When Hookups Don’t Heal: Queer Loneliness in a Culture of Sex
A quiet, personal meditation on what queer sex culture offers, and what it leaves aching.
When Hookups Don’t Heal: Queer Loneliness in a Culture of Sex


Sex was everywhere. Intimacy? That’s where it all fell apart.
There’s a moment after orgasm when the room turns cold. Sweat starts to dry. Breath slows. Silence thickens between two bodies. He scrolls. The other gets dressed. No eye contact. Maybe a polite nod. Maybe nothing.
And then it’s just one person left, staring at the ceiling, wondering why it all feels so empty.
He wasn’t chasing sex, not at first. He was chasing connection. Or so he said. But somewhere between the saunas, the swipe culture, and the high and horny Thursday nights in Vauxhall, the lines blurred. Curiosity turned into habit. Then into escape. Then into armour.
Gay saunas. Chemsex parties. Men stacked in rooms like bodies in heat. Ecstasy and amyl in the air. A rhythm of lust played out under neon lights. He moved through it with ease. The flirtation. The game. The sex. He could be rough, sweet, dominant, submissive. Whatever the moment asked for. Whatever kept him from being seen.
Because real intimacy was dangerous. That meant slowing down. Letting someone stay. Letting them see the mess, the fear, the shame. Letting them see the ghosts he had spent years trying to quiet.
So he kept it clean. Controlled. Transactional.
And for a while, it worked.
Until it didn’t.
More Sex, Less Connection
This isn’t just his story. It sits quietly in the background of queer life. Sex is often framed as freedom. And for many, it is. A reclaiming. A rebellion against shame. But when sex becomes the only language we know, it stops being connection and becomes something else.
And the silence underneath grows louder.
In the UK, LGBTQ+ youth are about twice as likely as their straight peers to feel regular hopelessness (Just Like Us, 2021). Over half of LGBTQ+ adults have experienced depression (52%) and anxiety (61%). Among 18 to 24 year olds, around 13% have attempted suicide in the last year (Stonewall, 2018).
These numbers are not abstract. They sit quietly behind closed doors. In bedrooms. In group chats. In the moments after. They follow even the ones who seem to be thriving.
There is an intimacy drought beneath the flood of flesh. Apps give you dopamine, not connection. Saunas give you sensation, not comfort. Even in rooms filled with bodies, the loneliness stays.
One man told him once, “You fuck like you’re trying to disappear.” Not unkindly. Just honest. It stuck.
Because it was true.
He wasn’t looking for closeness. He was trying not to be seen.
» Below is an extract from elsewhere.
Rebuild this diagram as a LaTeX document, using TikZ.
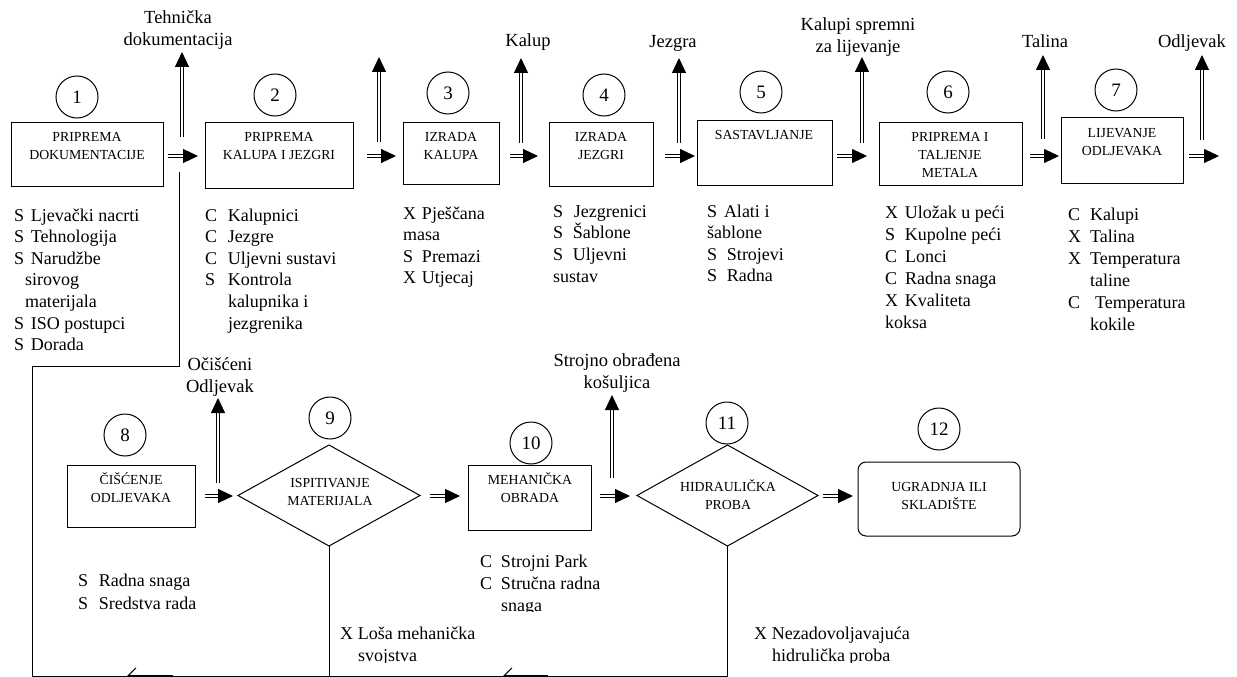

The Ache Beneath the Surface
There’s nothing wrong with sex. There’s nothing wrong with wanting. But when your body becomes a way to hide, when pleasure becomes a distraction, when every night ends in silence, something starts to wear away.
He started asking quieter questions.
Would I still want this man here if we weren’t going to have sex?
Could I sit beside someone without needing to perform?
Am I chasing desire, or just scared of being truly known?
The answers weren’t easy. But they were honest.
Some nights, he still opened the apps. Still answered the late-night texts. Still looked for that room, that body, that fix. But on other nights, he stayed home. Sat with the ache. Let it breathe. Let it speak. Let it ask what it might feel like to be held, not just touched.
Because for the first time, he didn’t want to vanish after.
He wanted to stay.
He wanted to feel.
A Culture Addicted to Disappearing
This isn’t about shame. It’s about hunger. The kind of ache that sex doesn’t always soothe. A culture that taught queer men how to seduce, but not how to slow down. How to chase, but not how to rest. How to be wanted, but not how to be known.
We have learned how to perform.
But so many of us are still learning how to stay.
So here’s the question, quiet and real, long after the bodies have left the room:
What are we really looking for when we open the door at 2am?
And when was the last time someone touched us not to take something, but to offer something back?